Quando viveu da primeira vez no Brasil, Ristum se distanciou do cinema pelo qual tinha se encantado aos três anos e, quando se aproximou o momento de decidir o que fazer da vida, decidiu por "um trabalho normal".
Foi estudar administração de empresas em Milão, de novo na Itália. E o país em forma de bota o aproximou novamente da sétima arte. Para se "enturmar" procurou amigos do padrasto, que o chamaram para ajudar em produções. "Fui picado outra vez pelo mosquito do cinema", conta. Contaminado, passou por um processo gradual de distanciamento da administração de empresas.
A virada decisiva aconteceu em 1995, quando foi trabalhar com o premiado diretor italiano Bernardo Bertolucci. "Os meses que trabalhei com ele foram um curso universitário de cinema. Conheci elementos que uso até hoje. Além da forma de trabalhar, aprendi a lidar com uma equipe e como levar em frente um trabalho."
Aliás, Ristum também tem a calma como uma de suas características no set. Perguntado se seria "herança" de Bertolucci, ele responde: "Tem muito a ver com ele, mas ser calmo ou não também é algo muito particular. Sinto-me bem nas filmagens, eu escolhi fazer isso".
Da universidade "bertolucciana", engatou um trabalho como assistente de direção em "Daylight", filmado em Roma, com Sylvester Stallone. Em seguida, voltou para o Brasil e fez "Pobres por um dia" em Ribeirão. Na cidade ele também foi um dos idealizadores do Núcleo de Cinema, hoje Estúdios Kaiser. Ontem, voltou à cidade para lançar na Feira do Livro "Um vento me leva", sobre a vida de seu pai.

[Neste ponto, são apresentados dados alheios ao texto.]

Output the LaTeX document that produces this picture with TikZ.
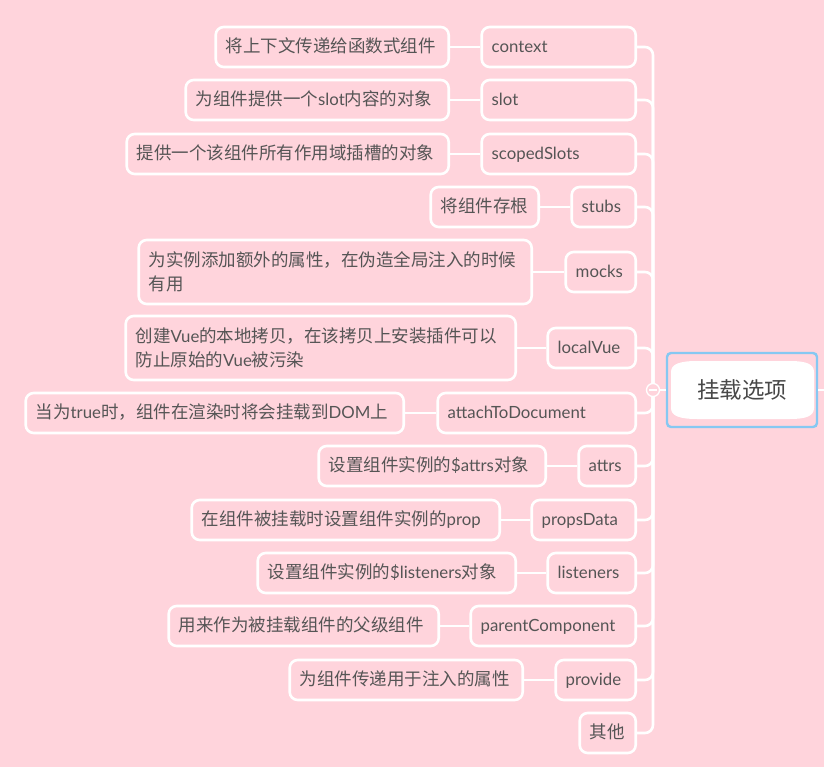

O livro sobre o pai de Ristum foi organizado pelo padrasto do cineasta. "É um quebra-cabeça para quem quiser conhecer mais sobre a figura do Jirges, que é muito intensa. São textos de pessoas que o conheciam e que mostram que sua principal qualidade era fazer amigos", disse o cineasta.
Ristum também fez um curta em tom de homenagem ao pai e a Glauber Rocha. O filme se chama "De Glauber para Jirges".